Reel Reviews | Death on the Nile

By Charles Kirkland Jr.

Kenneth Branagh returns as super-sleuth Hercule Poirot in the Agatha Christie classic tale of murder on a boat instead of a train in Death on the Nile.

While vacationing in Egypt and looking at pyramids, Hercule Poirot (Kenneth Branagh) runs into his friend Bouc (Tom Bateman).  Bouc, who was hanging with the “in” crowd on the Orient Express invites Poirot to see the new crowd he is a part of with his mother.  He meets the lovely heiress Linnet Ridgeway (Gal Gadot) who has married Simon Doyle (Armie Hammer) away from her best friend, Jacqueline de Bellefort (Emma Mackey).  Jacqueline does not seem to be taking the marriage well and is stalking the couple.  When Linnet attempts to hire Poirot to protect her, he refuses but decides to tag along.  He attempts to dissuade Jacqueline from her behavior to no avail as she turns up on the Karnak, a boat Linnet and Simon have rented for the wedding party to cruise the Nile and to get away from Jacqueline.  When Linnet turns up dead, Poirot realizes he has been dragged into a deadly situation where no one can be trusted and that even he may not survive.
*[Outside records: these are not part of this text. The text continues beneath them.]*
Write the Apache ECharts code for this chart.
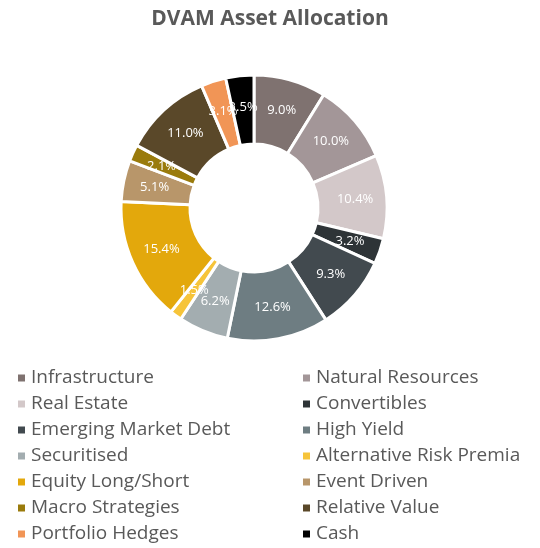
<!DOCTYPE html>
<html>
<head>
<meta charset="utf-8">
<script src="https://cdn.jsdelivr.net/npm/echarts@6/dist/echarts.min.js"></script>
<style>
  html, body { margin: 0; padding: 0; background: #fff; }
  #chart1 { width: 540px; height: 548px; }
</style>
</head>
<body>
<div id="chart1"></div>
<script>
var categories = [
    'Infrastructure', 'Natural Resources', 'Real Estate', 'Convertibles',
    'Emerging Market Debt', 'High Yield', 'Securitised', 'Alternative Risk Premia',
    'Equity Long/Short', 'Event Driven', 'Macro Strategies', 'Relative Value',
    'Portfolio Hedges', 'Cash'
];
var values = [9.0, 10.0, 10.4, 3.2, 9.3, 12.6, 6.2, 1.5, 15.4, 5.1, 2.1, 11.0, 3.1, 3.5];
var colors = [
    '#7f7270', '#a39698', '#d3c8c9', '#2e3437', '#424a4f', '#6e7d82', '#a3adb0',
    '#f6c43a', '#e3a80c', '#b8966a', '#9a7b0c', '#5a4829', '#f19556', '#000000'
];

var data = categories.map(function (e, i) {
    return {name: e, value: values[i], itemStyle: {color: colors[i]}};
});
// legend is two columns: even items left, odd items right
var leftNames = categories.filter(function (e, i) { return i % 2 === 0; });
var rightNames = categories.filter(function (e, i) { return i % 2 === 1; });

var legendText = {
    fontFamily: 'Open Sans',
    fontSize: 19,
    color: '#595959',
    lineHeight: 20
};

var myChart = echarts.init(document.getElementById('chart1'));
var option = {
    animation: false,
    title: {
        text: 'DVAM Asset Allocation',
        left: 'center',
        top: 4,
        textStyle: {
            fontFamily: 'Open Sans',
            fontSize: 21,
            fontWeight: 'bold',
            color: '#595959'
        }
    },
    legend: [
        {
            orient: 'vertical',
            left: 16,
            top: 368,
            padding: 0,
            icon: 'rect',
            itemWidth: 9,
            itemHeight: 9,
            itemGap: 6,
            data: leftNames,
            textStyle: legendText
        },
        {
            orient: 'vertical',
            left: 301,
            top: 368,
            padding: 0,
            icon: 'rect',
            itemWidth: 9,
            itemHeight: 9,
            itemGap: 6,
            data: rightNames,
            textStyle: legendText
        }
    ],
    series: [
        {
            name: 'DVAM Asset Allocation',
            type: 'pie',
            center: [254, 208],
            radius: [64, 133],
            startAngle: 90,
            clockwise: true,
            avoidLabelOverlap: false,
            minShowLabelAngle: 0,
            data: data,
            itemStyle: {
                borderColor: '#ffffff',
                borderWidth: 3
            },
            label: {
                show: true,
                position: 'inside',
                formatter: function (p) { return p.value.toFixed(1) + '%'; },
                color: '#ffffff',
                fontFamily: 'Open Sans',
                fontSize: 13
            },
            labelLayout: {hideOverlap: false},
            labelLine: {show: false}
        }
    ]
};

myChart.setOption(option);
</script>
</body>
</html>
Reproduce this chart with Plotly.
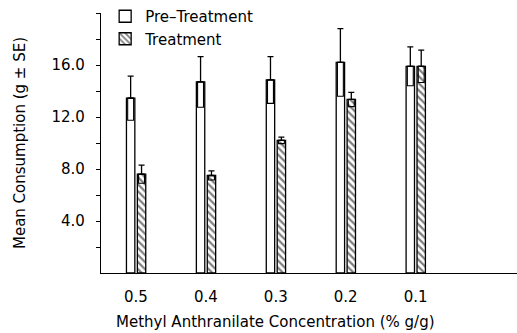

Death on the Nile is written by Michael Green based upon the Agatha Christie book of the same name and is also a remake of the film with the same name from 1978 that starred Peter Ustinov as Poirot.  Like Murder on the Orient Express, it hails an all-star cast featuring Branagh, Bateman, Gadot, Hammer, and Mackey along with Annette Bening, Letitia Wright, Sophie Okonedo, Dawn French, Jennifer Saunders, and Russell Brand.  The movie is also directed by Branagh who returns to the series after directing the Orient Express. 

Branagh, who has been nominated for a Best Director Oscar for his work on his intensely personal work Belfast, returns to the black and white style he used in Belfast for a prologue in this film.  Branagh’s cinematic style is very similar to his work in the Oscar-nominated film.  As he transitions to color from the prologue, he continues to capture detail and color extremely well both in the clothes and in the actors in the film.  His direction is gorgeous.

The prologue and the subsequent epilogue are completely original creations for the film that strays from the source material.  Although some of the material is hinted at in the series of books by Christie, none of it is completely canon.  The purpose of the material gives the audience an insight into the character of Poirot.  There are a few other liberties that Green and Branagh take upon the original masterwork of Dame Agatha.  While none of the changes particularly take away anything important to the story, they don’t really add anything either. 

The whole movie actually has the same feeling.  While there is nothing wrong with the movie, there is nothing groundbreaking in the presentation of the material either.   It is cool to make some of the characters black or gay or whatever but the mystery stays the same.  Unlike in the Orient Express and in the movie’s predecessor from the seventies, this movie does not develop as suspenseful an atmosphere as there should be.  Not enough suspicion is created around other members of the wedding party to have a motivation for killing Linnet in order to make the investigation of the other murders seem important.

While it is understandable that the Agatha Christie novels are a rich source of material that could lead to the creation of a Hercule Poirot “universe” of movies, it is important for Green and Branagh to realize that her novels are more about solving mysteries, not the characters who do the solving.  Branagh plays a great Hercule, probably even better than Ustinov did, but the movie isn’t just about him.  If the writers had spent as much time in character development across the cast, there would be plenty more tension for viewers to enjoy. 

Rated PG for sex and nudity, violence, and smoking, Death on the Nile is a lackluster but beautiful-looking attempt at re-creating a literary classic.  The actors do well despite being handcuffed to a middling script. Perhaps Branagh should have devoted time to the script like he did with Belfast.